By some accounts, the Quds have been in Syria since January, when Assad's forces clashed with rebels in the battle of Zabadani. At the time, the Free Syrian Army, the primary armed resistance, was in control of the city and apparently well equipped to defend it from the government regulars. Knowing that Zabadani is strategically important for both Syria and Iran because of its proximity to Lebanon, less than 10 miles from the border, Assad's generals called in the Quds, as well as another Iranian ally, the Lebanon-based Shiite movement Hezbollah, for help.
The Syrian intelligence weren't qualified; they didn't have decent snipers or equipment, Mahmoud Haj Hamad, the Inspector General with Syrian Ministry of Defense, who has defected to the West, told the Times in January. They needed qualified snipers from Hezbollah and Iran, which they got, and then used to reclaim the city in just a few days.
After the battle, Quds leader General Qassem Suleimani joined the Syrian military command apparatus, according to the former head of the U.S. Air Force Office of Special Investigations, Steven K. O'Hern, who runs the Intelligence Wars blog. Suleimani is reportedly a regular visitor to Assad's war room in Damascus.
The Enemy Of My Enemy
The friendship between Syria and Iran stems from shared enemies. The two countries first signed a military pact over their mutual dislike of Saddam Hussein in Iraq. Now, with Saddam out of the way, Teheran sees Syria as a regional counterweight to Israel, Iran's sworn enemy.

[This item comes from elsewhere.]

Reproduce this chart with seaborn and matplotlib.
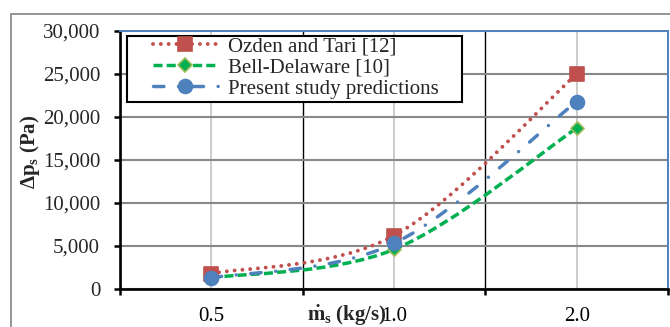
import numpy as np
import pandas as pd
import matplotlib
matplotlib.use("Agg")
import matplotlib.pyplot as plt
from matplotlib.path import Path
from matplotlib.patches import PathPatch, Rectangle
from matplotlib.lines import Line2D
from matplotlib.ticker import FuncFormatter
import seaborn as sns

# Shell-side pressure drop vs. shell-side mass flow rate
flow_rates = ["0.5", "1.0", "2.0"]
ozden_tari = [1800, 6200, 25000]
bell_delaware = [1300, 4600, 18700]
present_study = [1300, 5300, 21800]
series_names = ["Ozden and Tari [12]", "Bell-Delaware [10]", "Present study predictions"]
y_ticks = [0, 5000, 10000, 15000, 20000, 25000, 30000]

sns.set_theme(style="white")
plt.rcParams["font.family"] = ["Liberation Serif", "DejaVu Serif"]
plt.rcParams["mathtext.fontset"] = "custom"
plt.rcParams["mathtext.rm"] = "Liberation Serif"
plt.rcParams["mathtext.it"] = "Liberation Serif:italic"
plt.rcParams["mathtext.bf"] = "Liberation Serif:bold"

RED, GREEN, BLUE = "#C0504D", "#00B050", "#4F81BD"
FS = 15

fig = plt.figure(figsize=(6.70, 3.27), dpi=100)
W, H = 548, 258
ax = fig.add_axes([120 / 670, 1 - 289 / 327, W / 670, H / 327])

pos = np.arange(len(flow_rates))
df = pd.DataFrame({"x": np.tile(pos, 3),
                   "y": ozden_tari + bell_delaware + present_study,
                   "series": np.repeat(series_names, len(pos))})


def smooth_path(xs, ys):
    """Excel-style smoothed line: cubic Bezier segments through the points."""
    pts = np.column_stack([xs, ys]).astype(float)
    n = len(pts)
    verts = [pts[0]]
    codes = [Path.MOVETO]
    for i in range(n - 1):
        p0 = pts[max(i - 1, 0)]
        p1 = pts[i]
        p2 = pts[i + 1]
        p3 = pts[min(i + 2, n - 1)]
        c1 = p1 + (p2 - p0) / 6.0
        c2 = p2 - (p3 - p1) / 6.0
        verts += [c1, c2, p2]
        codes += [Path.CURVE4] * 3
    return Path(verts, codes)


styles = {
    series_names[0]: dict(color=RED, lw=2.8, ls=(0, (0.01, 2.0)), cap="round",
                          marker="s", ms=90, fc=RED, ec=RED),
    series_names[1]: dict(color=GREEN, lw=2.5, ls=(0, (2.6, 1.2)), cap="butt",
                          marker="D", ms=45, fc=GREEN, ec="#9BBB59"),
    series_names[2]: dict(color=BLUE, lw=2.5, ls=(0, (3.0, 4.2, 0.01, 4.2)), cap="round",
                          marker="o", ms=100, fc=BLUE, ec=BLUE),
}

for name in series_names:
    st = styles[name]
    sub = df[df["series"] == name]
    patch = PathPatch(smooth_path(sub["x"].values, sub["y"].values), fill=False,
                      edgecolor=st["color"], linewidth=st["lw"], linestyle=st["ls"],
                      zorder=3)
    patch.set_capstyle(st["cap"])
    ax.add_patch(patch)

for name in series_names:
    st = styles[name]
    sub = df[df["series"] == name]
    sns.scatterplot(x=sub["x"], y=sub["y"], marker=st["marker"], s=st["ms"],
                    color=st["fc"], edgecolor=st["ec"], linewidth=1.2, ax=ax,
                    zorder=4, legend=False)

ax.set_xlim(-0.5, len(flow_rates) - 0.5)
ax.set_ylim(0, 30000)
ax.set_xlabel("")
ax.set_ylabel("")

# Category axis: labels at centres, tick marks at boundaries
ax.set_xticks(pos)
ax.set_xticklabels(flow_rates)
ax.set_xticks(np.arange(len(flow_rates) + 1) - 0.5, minor=True)
ax.set_yticks(y_ticks)
ax.yaxis.set_major_formatter(FuncFormatter(lambda v, _: f"{int(v):,}"))

ax.tick_params(axis="x", which="major", length=0, pad=13, labelsize=FS, colors="black")
ax.tick_params(axis="x", which="minor", length=4.3, width=1.8, direction="out",
               color="black", bottom=True)
ax.tick_params(axis="y", which="major", length=4.3, width=1.8, direction="out",
               color="black", left=True, pad=10, labelsize=FS)

ax.set_axisbelow(True)
ax.grid(True, axis="y", which="major", color="#888888", linewidth=1.5)
ax.grid(True, axis="x", which="major", color="#C8C8C8", linewidth=1.3)
ax.grid(True, axis="x", which="minor", color="black", linewidth=1.0)

for side in ("left", "bottom"):
    ax.spines[side].set_color("black")
    ax.spines[side].set_linewidth(1.9)
for side in ("top", "right"):
    ax.spines[side].set_color(BLUE)
    ax.spines[side].set_linewidth(1.4)

# Legend box with wide side margins
ax.add_patch(Rectangle((7 / W, (289 - 102) / H), 335 / W, 66 / H,
                       transform=ax.transAxes, facecolor="white", edgecolor="black",
                       linewidth=1.5, zorder=5, clip_on=False))

handles = []
for name in series_names:
    st = styles[name]
    h = Line2D([0], [0], color=st["color"], linewidth=st["lw"], linestyle=st["ls"],
               marker=st["marker"], markersize=np.sqrt(st["ms"]),
               markerfacecolor=st["fc"], markeredgecolor=st["ec"], markeredgewidth=1.2)
    h.set_dash_capstyle(st["cap"])
    handles.append(h)
leg = ax.legend(handles, series_names, loc="upper left",
                bbox_to_anchor=(33 / W, (289 - 37) / H), borderaxespad=0,
                fontsize=FS, handlelength=3.1, handletextpad=0.48,
                labelspacing=0.07, borderpad=0.0, frameon=False)
leg.set_zorder(6)

fig.text(30 / 670, 1 - 152 / 327, r"$\mathbf{\Delta p_s}$ (Pa)", rotation=90,
         ha="center", va="center", fontsize=FS, fontweight="bold")
fig.text(347 / 670, 1 - 316 / 327, r"$\mathbf{\dot{m}_s}$ (kg/s)",
         ha="center", va="center", fontsize=FS, fontweight="bold")

fig.add_artist(Rectangle((11 / 670, -0.2), 1.2, 1.2 - 14 / 327,
                         transform=fig.transFigure, fill=False,
                         edgecolor="#8C8C8C", linewidth=1.3))

fig.savefig("out.png", dpi=100)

There is also a religious aspect, with Iran's Shiite leaders and Syria's Alawites on one side and Sunni Muslims on the other. Involved in that dynamic now is Lebanon's Hezbollah, the Shiite political group that still has a paramilitary wing. Iran and Syria are Hezbollah's biggest military, financial and political supporters, and Syria offers a bridge between Iran and Lebanon. If Assad falls, Iran doesn't just lose its closest ally: It may also lose a direct geographical link to Hezbollah.
Still, Iran's future involvement in the Syrian conflict is unpredictable, mostly because the outcome of the Syrian conflict itself is still uncertain. As long as the fight between the government and the rebels continues as it has for the past year, Iran may be content operating behind the scenes. But the one thing it won't do is go away: The roots go very deep, and Iran is very invested, said Achilov. We cannot expect Iran to let Syria go without a fight.